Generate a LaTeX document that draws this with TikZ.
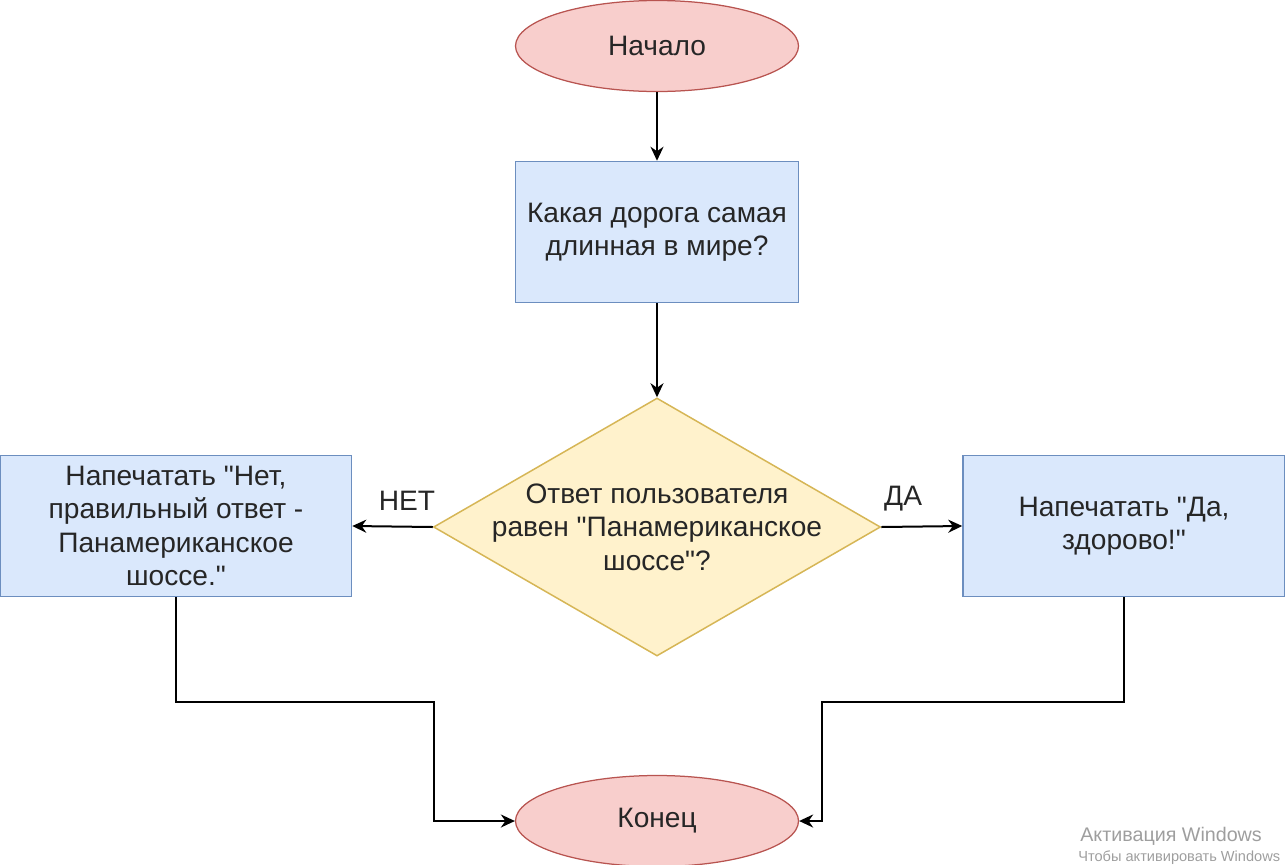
\documentclass[tikz,border=0pt]{standalone}
\usepackage{fontspec}
\setmainfont{Liberation Sans}
\usetikzlibrary{arrows.meta,shapes.geometric}

\definecolor{termfill}{HTML}{F8CECC}
\definecolor{termdraw}{HTML}{B85450}
\definecolor{boxfill}{HTML}{DAE8FC}
\definecolor{boxdraw}{HTML}{6C8EBF}
\definecolor{askfill}{HTML}{FFF2CC}
\definecolor{askdraw}{HTML}{D6B656}

\tikzset{
	every node/.style={font=\fontsize{16}{19}\selectfont, text=black!85},
	terminal/.style={ellipse, draw=termdraw, fill=termfill, line width=0.25mm, minimum width=56.6mm, minimum height=18.2mm, inner sep=0pt},
	action/.style={rectangle, draw=boxdraw, fill=boxfill, line width=0.3mm, minimum height=28.2mm, align=center},
	decision/.style={diamond, aspect=1.73, draw=askdraw, fill=askfill, line width=0.3mm, minimum width=89.4mm, minimum height=51.6mm, inner sep=-2mm, align=center},
	flow/.style={-{Stealth[length=2.8mm,width=2.6mm,inset=0.9mm]}, line width=0.4mm},
	winmark/.style={anchor=base west, inner sep=0pt, text=black!38}
}

\begin{document}
\begin{tikzpicture}[x=0.2mm,y=-0.2mm]
	%%%%% START %%%%%
	\useasboundingbox (0,0) rectangle (1285,864);
	
	\node[terminal] (start) at (657,46) {Начало};
	\node[action, minimum width=56.6mm] (question) at (657,232) {Какая дорога самая\\длинная в мире?};
	\node[decision] (check) at (657,527) {Ответ пользователя\\равен \textquotedbl Панамериканское\\шоссе\textquotedbl?};
	
	\node[action, minimum width=70.2mm] (no) at (176,526) {Напечатать \textquotedbl Нет,\\правильный ответ -\\Панамериканское\\шоссе.\textquotedbl};
	\node[action, minimum width=64.4mm] (yes) at (1124,526) {Напечатать \textquotedbl Да,\\здорово!\textquotedbl};
	
	\node[terminal] (stop) at (657,821) {Конец};
	
	\coordinate (nobend) at (434,702);
	\coordinate (yesbend) at (822,702);
	
	\draw[flow] (start) -- (question);
	\draw[flow] (question) -- (check);
	\draw[flow] (check.west) -- node[pos=0.32, above=3mm, inner sep=0pt] (nolabel) {НЕТ} (no.east);
	\draw[flow] (check.east) -- node[pos=0.27, above=3mm, inner sep=0pt] (yeslabel) {ДА} (yes.west);
	\draw[flow] (no) |- (nobend) |- (stop.west);
	\draw[flow] (yes) |- (yesbend) |- (stop.east);
	
	\node[winmark, font=\fontsize{11.2}{14}\selectfont] (wmtitle) at (1080,841) {Активация Windows};
	\node[winmark, font=\fontsize{8.3}{10}\selectfont] (wmtext) at (1078,861) {Чтобы активировать Windows};
	
	%%%%% END %%%%%
\end{tikzpicture}
\end{document}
__________________________________________________
§ DIRECTIONS
Reproduce the full listing faithfully, but do not carry over any pictures.

§ FULL SOLUTION
Generate a LaTeX document that draws this with TikZ.
\documentclass[tikz,border=0pt]{standalone}
\usepackage{fontspec}
\setmainfont{Liberation Sans}
\usetikzlibrary{arrows.meta,shapes.geometric}

\definecolor{termfill}{HTML}{F8CECC}
\definecolor{termdraw}{HTML}{B85450}
\definecolor{boxfill}{HTML}{DAE8FC}
\definecolor{boxdraw}{HTML}{6C8EBF}
\definecolor{askfill}{HTML}{FFF2CC}
\definecolor{askdraw}{HTML}{D6B656}

\tikzset{
	every node/.style={font=\fontsize{16}{19}\selectfont, text=black!85},
	terminal/.style={ellipse, draw=termdraw, fill=termfill, line width=0.25mm, minimum width=56.6mm, minimum height=18.2mm, inner sep=0pt},
	action/.style={rectangle, draw=boxdraw, fill=boxfill, line width=0.3mm, minimum height=28.2mm, align=center},
	decision/.style={diamond, aspect=1.73, draw=askdraw, fill=askfill, line width=0.3mm, minimum width=89.4mm, minimum height=51.6mm, inner sep=-2mm, align=center},
	flow/.style={-{Stealth[length=2.8mm,width=2.6mm,inset=0.9mm]}, line width=0.4mm},
	winmark/.style={anchor=base west, inner sep=0pt, text=black!38}
}

\begin{document}
\begin{tikzpicture}[x=0.2mm,y=-0.2mm]
	%%%%% START %%%%%
	\useasboundingbox (0,0) rectangle (1285,864);
	
	\node[terminal] (start) at (657,46) {Начало};
	\node[action, minimum width=56.6mm] (question) at (657,232) {Какая дорога самая\\длинная в мире?};
	\node[decision] (check) at (657,527) {Ответ пользователя\\равен \textquotedbl Панамериканское\\шоссе\textquotedbl?};
	
	\node[action, minimum width=70.2mm] (no) at (176,526) {Напечатать \textquotedbl Нет,\\правильный ответ -\\Панамериканское\\шоссе.\textquotedbl};
	\node[action, minimum width=64.4mm] (yes) at (1124,526) {Напечатать \textquotedbl Да,\\здорово!\textquotedbl};
	
	\node[terminal] (stop) at (657,821) {Конец};
	
	\coordinate (nobend) at (434,702);
	\coordinate (yesbend) at (822,702);
	
	\draw[flow] (start) -- (question);
	\draw[flow] (question) -- (check);
	\draw[flow] (check.west) -- node[pos=0.32, above=3mm, inner sep=0pt] (nolabel) {НЕТ} (no.east);
	\draw[flow] (check.east) -- node[pos=0.27, above=3mm, inner sep=0pt] (yeslabel) {ДА} (yes.west);
	\draw[flow] (no) |- (nobend) |- (stop.west);
	\draw[flow] (yes) |- (yesbend) |- (stop.east);
	
	\node[winmark, font=\fontsize{11.2}{14}\selectfont] (wmtitle) at (1080,841) {Активация Windows};
	\node[winmark, font=\fontsize{8.3}{10}\selectfont] (wmtext) at (1078,861) {Чтобы активировать Windows};
	
	%%%%% END %%%%%
\end{tikzpicture}
\end{document}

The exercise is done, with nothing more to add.